88. "For my soul is sated with troubles, and my life draweth nigh unto the grave." And "Wilt Thou work wonders for the dead? Or Thy faithfulness in destruction?" In other words, when you're dead you're dead.
So let's get to it saving us in life--you and me both, God.
Also, Jackie Brenston's "Rocket 88." You just have to acknowledge.
89. "I will sing of the mercies of the Eternal for ever; from generation to generation will I make known Thy faithfulness with my mouth." How does 'my mouth' sing from generation to generation? Unless my mouth isn't only my mouth but yours too, and others who come after us, which is hygienically grotesque but potentially poetically beautiful in the Hebrew? Does it mean one teaches Judaism's values across the generational spectrum; or does it mean that I sing what others before me sang, and thus our collective mouth, as it were (blech!) sings of this reality? Let's leave this topic. Fast.
Now then: "Righteousness and justice are the foundation of Thy throne! Mercy and Truth go before Thee! Happy is the people that know the joyful shout! They walk, Eternal, in the light of Your countenance." This is nice and clean--I'll admit, more my comfort zone of principles and ideas. Despite outside attacks and our own faltering from within, the Covenant endures, in mercy. And in life (see above, 88.)

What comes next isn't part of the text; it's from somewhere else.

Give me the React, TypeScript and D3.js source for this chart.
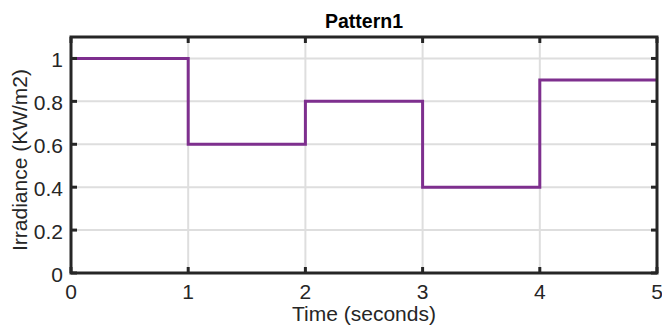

90. "For a thousand years in Thy sight are but as yesterday when it is past, and as a watch in the night...so teach us to number our days that we may get us a heart of wisdom."
It's all over so fast. It's amazing how much time we waste not making each day count. Honestly, it makes me feel ashamed of myself, which of course is a self-indulgence and waste of time! So what to do? "Let the graciousness of the Eternal our God be upon us; establish Thou also upon us the work of our hands." Let's roll up our sleeves and get it right, moment by moment.